ERDOĞAN; sanki kendisi doğrudan PKK ile masaya oturmamış gibi yasal bir parti olan ve 6 milyon Kürt seçmenin oy’ unu alarak mecliste temsil yetkisi kazanan HDP ile önümüzdeki seçimlerde dirsek temasında bulunacak olan CHP ve İYİ Parti'yi; HDP üzerinden PKK'lı ilan etmeyi teröre destek vermekle suçlamayı ve itibarsızlaştırmayı hedeflemektedir.
Maalesef ERDOĞAN'ın; kendi siyasal geleceği içini Millet İttifakını parçalamaya yönelik olarak uygulamaya koyduğu bu planının farkında değil bazı muhalefet partilerimiz.
Özellikle İYİ Parti; ERDOĞAN'ın bu oyununa gelmek üzere sanki. HDP milletvekillerinin dokunulmazlıklarının kaldırılması oylamasında evet oyu verecekleri anlaşılıyor.
Millet İttifakı bileşeni partilerini ERDOĞAN'ın; Millet İttifakını parçalamaya yönelik bu oyuna gelmemeleri gerekir.
Ülkemizin bugün en önemli ve acilen çözülmesi gereken öncelikli sorunu; iş başındaki iktidar ve dolayısıyla dia hak ve özgürlükler ve demokrasi sorunudur.
Terör dahi ondan sonra gelmektedir.
Ülkemizde demokrasi olmadan demokrasi sorunu çözülmeden terör sorununun asla çözülemeyeceği unutulmamalıdır.
Bu nedenle CHP ve İYİ Parti başta olmak üzere demokrasiye inanmış olan tüm muhalefet partilerinin; ERDOĞAN'ın dokunulmazlıklar üzerinden HDP'nin içinin boşaltılması ve Kürt vatandaşlarımızın partisiz bırakılarak oylarının çarçur edilmesi planına karşı koymaları ve dokunulmazlıkların kaldırılması oylamasında anlamsız ve manası teröre destek veriyorlar suçlamasına aldırış etmeden ve korkmadan ilkesel olarak HDP milletvekillerinin yanında yer olarak onlara destek vermeleri ve ERDOĞAN'ın; iktidardan gitmemek için sahneye koyduğu oyununa gelmemeleri ve bu oyunu bozmaları zorunludur.

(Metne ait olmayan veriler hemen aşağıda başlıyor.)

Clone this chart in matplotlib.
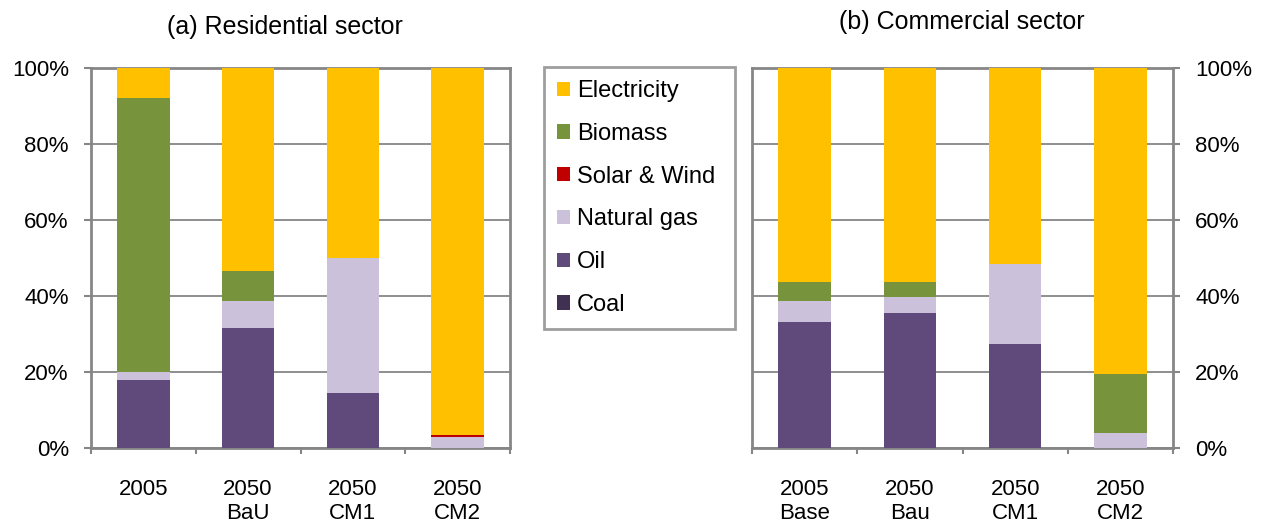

Bu oylamada Millet İttifakı bileşenlerinin birlikte hareket etmemeleri halinde Millet İttifakının çatlayacağı ve yara alacağı kesindir.
Ülkemizde yargının bağımsız ve tarafsız olmadığı dokunulmazlıkları kaldırılan HDP milletvekillerinin tutuklanarak etkisiz hale getirilecekleri Kürt seçmenlerin kendilerini dışlanmış hissedecekleri sandığa küsecekleri ve bunun da ERDOĞAN'a yarayacağı ülkenin zifiri karanlığa sürükleneceği demokrasinin sonlanacağı asla unutulmamalıdır.
Gerçekten suç işleyen HDP milletvekili varsa bile dokunulmazlıklarının bu kritik seçim ortamında kaldırılmasının ülkeye ve demokrasiye vereceği zararın faydasından daha fazla olacağı asla unutulmamalıdır.
Lütfen oyuna gelmeyiniz.
Unutmayınız bu ülkenin önceliğinde; demokrasinin kurtarılması kendi rüyalarını ve hayallerini gerçekleştirecek hayali ve gereksiz projeleri milletin gerçek ihtiyaçlarının üzerinde gören ve bu hayali projelerini milletimize inat ve inadına gerçekleştireceğini açıkça beyan eden ve milletimizle inatlaşan ERDOĞAN ve iktidarının 2023 de yapılacak olan seçimlerde sandığa gömülmesi vardır terörle mücadele dahi içinde bulunduğumuz bu ağır koşullarda insan hak ve özgürlüklerine yargının bağımsızlığına ve hukukun üstünlüğüne dayalı laik demokrasinin kurtarılmasından öncelikli değildir.